The Center for Medicare and Medicaid Services (CMS) aims to consistently and actively improve the healthcare industry anyway that it can. Recently announced, the CMS Measures Inventory Tool (CMIT) has set out to refine and define quality measures for providers all over the United States. Quality Measures are the tools and methods used to measure and put a number on the many different procedures in healthcare. These tools help us measure things like outcomes, patient’s opinions, and overall quality of care. CMS has been working on CMIT for a long time. Its intended purpose is to create an online tool that providers can use to find and use these measurements. Its goal is to increase transparency as well as make measures consistent across the map.
The blog on the CMS website wrote, “CMS is deploying an innovative tool that provides all stakeholders improved visibility into the portfolio of CMS measures.”
How is it set up?
Again, from the CMS blog, providers can access the tool online. CMIT is interactive and has that same information as the current Excel Spreadsheet. It provides a list of quality measures such as those that CMS is still working on. It also has all of the measures that are they are currently using and the ones that they are no longer using for quality programs.
The tool is set up so that it is easy to use for providers. They can quickly access different quality measures and find ones that relate to one another. CMS writes, “The tool increases transparency and can be used to identify measures across the continuum of care and will help coordinate measurement efforts across all conditions, settings, and populations.”
There is now more information pertaining to quality measures in this tool. A wider range of this information helps providers and physicians maintain a constant quality of care. They are able to stay accountable for this tool paired with other CMS programs.

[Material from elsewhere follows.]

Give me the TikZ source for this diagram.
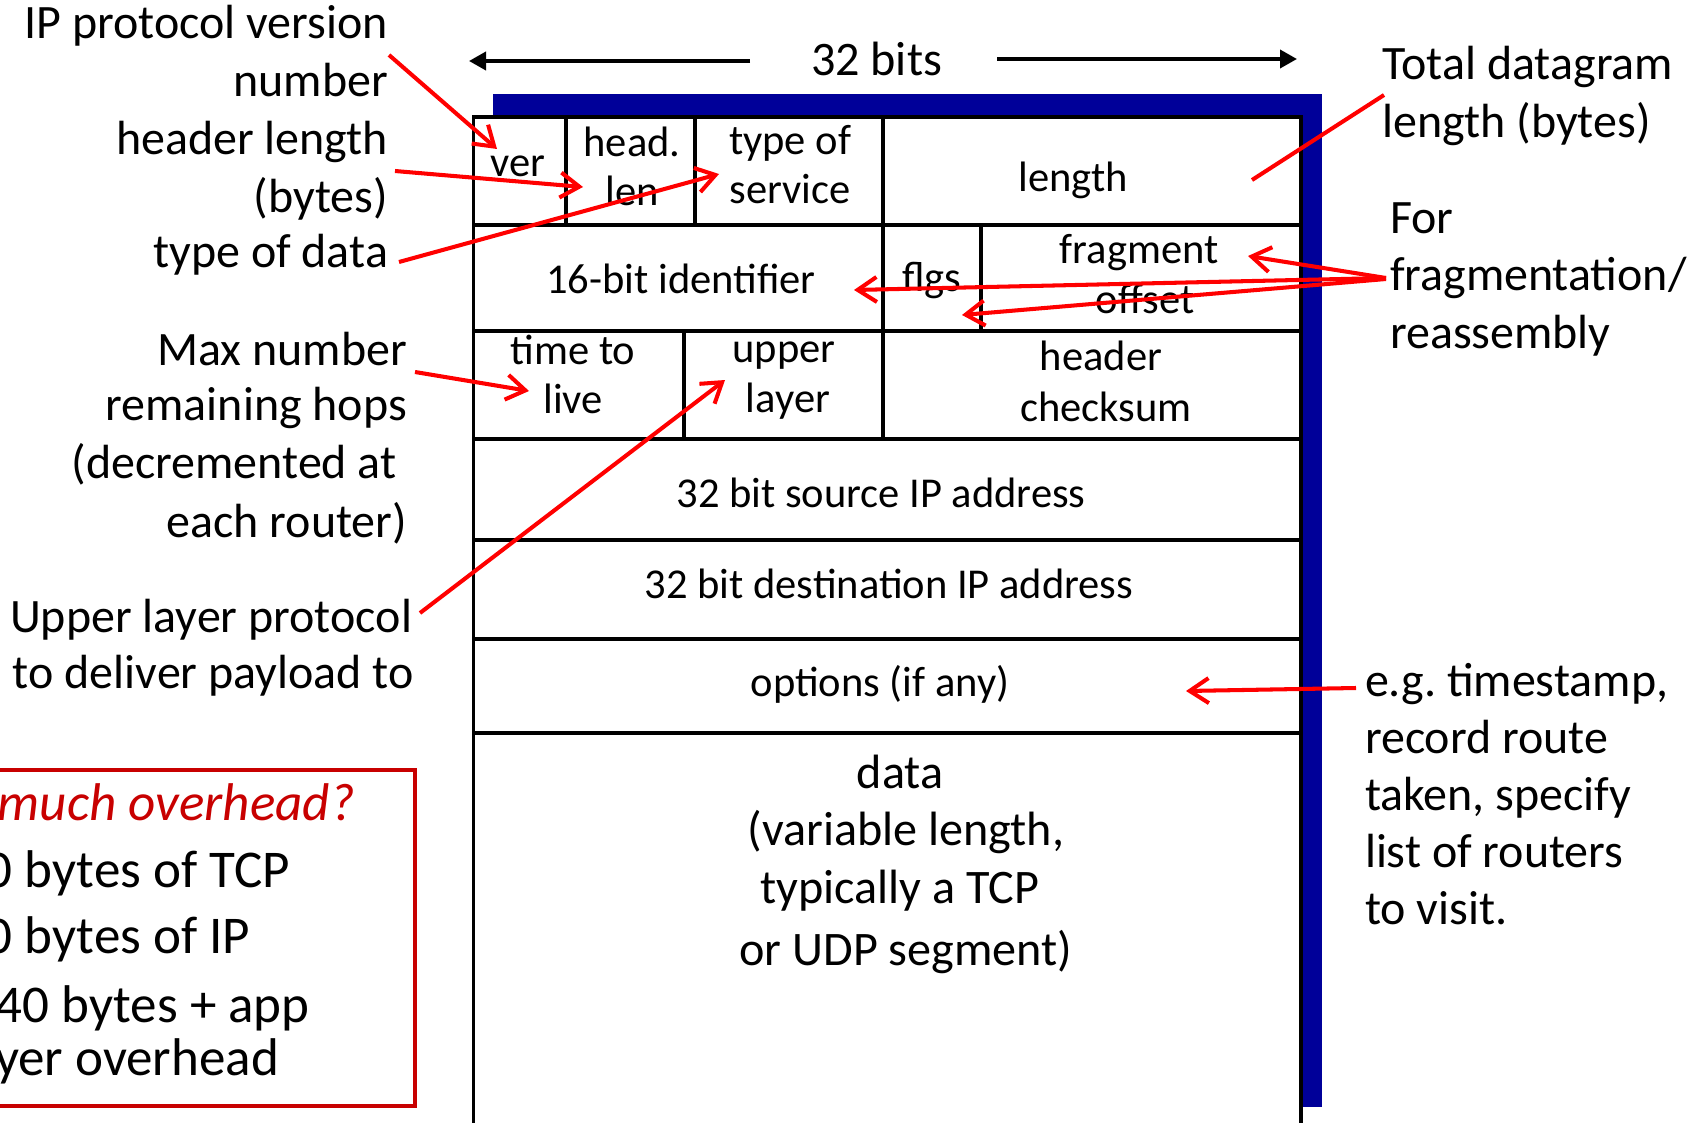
\documentclass[tikz,border=0pt]{standalone}
\usepackage{fontspec}
\setmainfont{Carlito}
\usetikzlibrary{arrows.meta,calc}
\definecolor{shadowblue}{RGB}{0,0,153}
\definecolor{notered}{RGB}{200,0,0}
\definecolor{pointer}{RGB}{255,0,0}
\begin{document}
\begin{tikzpicture}[x=0.1mm,y=-0.1mm,
  every node/.style={inner sep=0pt,outer sep=0pt},
  lbl/.style={font=\fontsize{13.65pt}{16pt}\selectfont},
  lblr/.style={lbl,anchor=base east},
  lbll/.style={lbl,anchor=base west},
  fld/.style={font=\fontsize{12.1pt}{14pt}\selectfont,anchor=base},
  datatxt/.style={font=\fontsize{13.7pt}{16pt}\selectfont,anchor=base},
  note/.style={font=\fontsize{15.1pt}{18pt}\selectfont,anchor=base west},
  rule/.style={line width=1.05pt},
  callout/.style={draw=pointer,line width=1.15pt,-{Straight Barb[length=1.9mm,width=2.5mm]}},
  leader/.style={draw=pointer,line width=1.15pt},
  widtharrow/.style={draw=black,line width=1.05pt,-{Triangle[length=1.7mm,width=1.8mm]}},
]
\useasboundingbox (0,0) rectangle (1699,1122);
\clip (0,0) rectangle (1699,1122);
\fill[white] (0,0) rectangle (1699,1122);

% blue drop shadow behind the header table
\fill[shadowblue] (493,94) rectangle (1322,1107);

% header table: outline and row separators
\filldraw[fill=white,rule] (473.5,117) rectangle (1301,1160);
\foreach \y in {225,331,439,540,639,733}
  \draw[rule] (473.5,\y) -- (1301,\y);
% field separators, row 1
\draw[rule] (566,117) -- (566,225);
\draw[rule] (695,117) -- (695,225);
\draw[rule] (883,117) -- (883,225);
% row 2
\draw[rule] (883,225) -- (883,331);
\draw[rule] (981,225) -- (981,331);
% row 3
\draw[rule] (684,331) -- (684,439);
\draw[rule] (883,331) -- (883,439);

% width marker
\node[datatxt] (bits) at (876.5,76) {32 bits};
\coordinate (wL) at (469,61);
\coordinate (wR) at (1297,59);
\draw[widtharrow] ($(bits.base)+(-126.5,-15)$) -- (wL);
\draw[widtharrow] ($(bits.base)+(120.5,-17)$) -- (wR);

% field names
\node[fld] (f-ver) at (518,177) {ver};
\node[fld] (f-hl1) at (632,156) {head.};
\node[fld] (f-hl2) at (632,205) {len};
\node[fld] (f-tos1) at (790,154) {type of};
\node[fld] (f-tos2) at (790,203) {service};
\node[fld] (f-len) at (1073,192) {length};
\node[fld] (f-id) at (681,293) {16-bit identifier};
\node[fld] (f-flg) at (932,291) {flgs};
\node[fld] (f-fo1) at (1139,263) {fragment};
\node[fld] (f-fo2) at (1145,313) {offset};
\node[fld] (f-ttl1) at (573,364) {time to};
\node[fld] (f-ttl2) at (573,413) {live};
\node[fld] (f-ul1) at (784,362) {upper};
\node[fld] (f-ul2) at (788,412) {layer};
\node[fld] (f-cs1) at (1101,370) {header};
\node[fld] (f-cs2) at (1106,421) {checksum};
\node[fld] (f-src) at (881,507) {32 bit source IP address};
\node[fld] (f-dst) at (889,598) {32 bit destination IP address};
\node[fld] (f-opt) at (880,696) {options (if any)};
\node[datatxt] (f-d1) at (900,788) {data};
\node[datatxt] (f-d2) at (906,845) {(variable length,};
\node[datatxt] (f-d3) at (900,903) {typically a TCP};
\node[datatxt] (f-d4) at (906,965) {or UDP segment)};

% annotations, left side
\node[lblr] (lv1) at (388,39) {IP protocol version};
\node[lblr] (lv2) at (388,97) {number};
\node[lblr] (lh1) at (388,155) {header length};
\node[lblr] (lh2) at (388,212) {(bytes)};
\node[lblr] (lt1) at (388,268) {type of data};
\node[lblr] (lm1) at (407,365) {Max number};
\node[lblr] (lm2) at (407,420) {remaining hops};
\node[lblr] (lm3) at (396.5,478) {(decremented at};
\node[lblr] (lm4) at (407,537) {each router)};
\node[lblr] (lu1) at (412,632) {Upper layer protocol};
\node[lbll] (lu2) at (13,688) {to deliver payload to};

% annotations, right side
\node[lbll] (rt1) at (1382.5,80) {Total datagram};
\node[lbll] (rt2) at (1382.5,137) {length (bytes)};
\node[lbll] (rf1) at (1390,233) {For};
\node[lbll] (rf2) at (1390,290) {fragmentation/};
\node[lbll] (rf3) at (1390,348) {reassembly};
\node[lbll] (ro1) at (1365,696) {e.g.\ timestamp,};
\node[lbll] (ro2) at (1365,753) {record route};
\node[lbll] (ro3) at (1365,810) {taken, specify};
\node[lbll] (ro4) at (1365,867) {list of routers};
\node[lbll] (ro5) at (1365,924) {to visit.};

% overhead box
\draw[notered,line width=0.4mm] (-20,770) rectangle (415,1106);
\node[note,text=notered,font=\fontsize{15.1pt}{18pt}\selectfont\itshape] (ov0) at (-2,820) {much overhead?};
\node[note] (ov1) at (-14,887) {0 bytes of TCP};
\node[note] (ov2) at (-14,953) {0 bytes of IP};
\node[note] (ov3) at (-4,1022) {40 bytes + app};
\node[note] (ov4) at (-5,1075) {yer overhead};

% pointers from annotations to fields
\draw[callout] ($(lv1.base east)+(1,16)$) -- ($(f-ver.base)+(-21,-28)$);
\draw[callout] ($(lh1.base east)+(7,16)$) -- ($(f-hl2.base)+(-49,-18)$);
\draw[callout] ($(lt1.base east)+(11,-6)$) -- ($(f-tos2.base)+(-71,-29)$);
\draw[leader] ($(rt1.base west)+(1.5,15)$) -- ($(f-len.base)+(179,-12)$);
\draw[callout] ($(rf2.base west)+(-4,-12)$) -- ($(f-fo1.base)+(109,-7)$);
\draw[callout] ($(rf2.base west)+(-4,-12)$) -- ($(f-id.base)+(173,-3)$);
\draw[callout] ($(rf2.base west)+(-4,-11)$) -- ($(f-flg.base)+(30,24)$);
\draw[callout] ($(lm1.base east)+(8,7)$) -- ($(f-ttl2.base)+(-44,-22)$);
\draw[callout] ($(lu1.base east)+(8,-19)$) -- ($(f-ul1.base)+(-59,18)$);
\draw[callout] ($(ro1.base west)+(-9,-8)$) -- ($(f-opt.base)+(306,-5)$);
\end{tikzpicture}
\end{document}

CMS attempted to answer as many questions as they could with the new CMIT tool for quality measures. It lists the “dates of measure consideration and implementation, and measure specification including, but not limited to, numerator, denominator, exclusion criteria, measure type, and National Quality Forum endorsement status.” These details are combined for simple access to information.
CMS continues to increase transparency and consistency across healthcare field in the US. Through the new CMIT tool, quality measures are more available and accessible for providers across the country.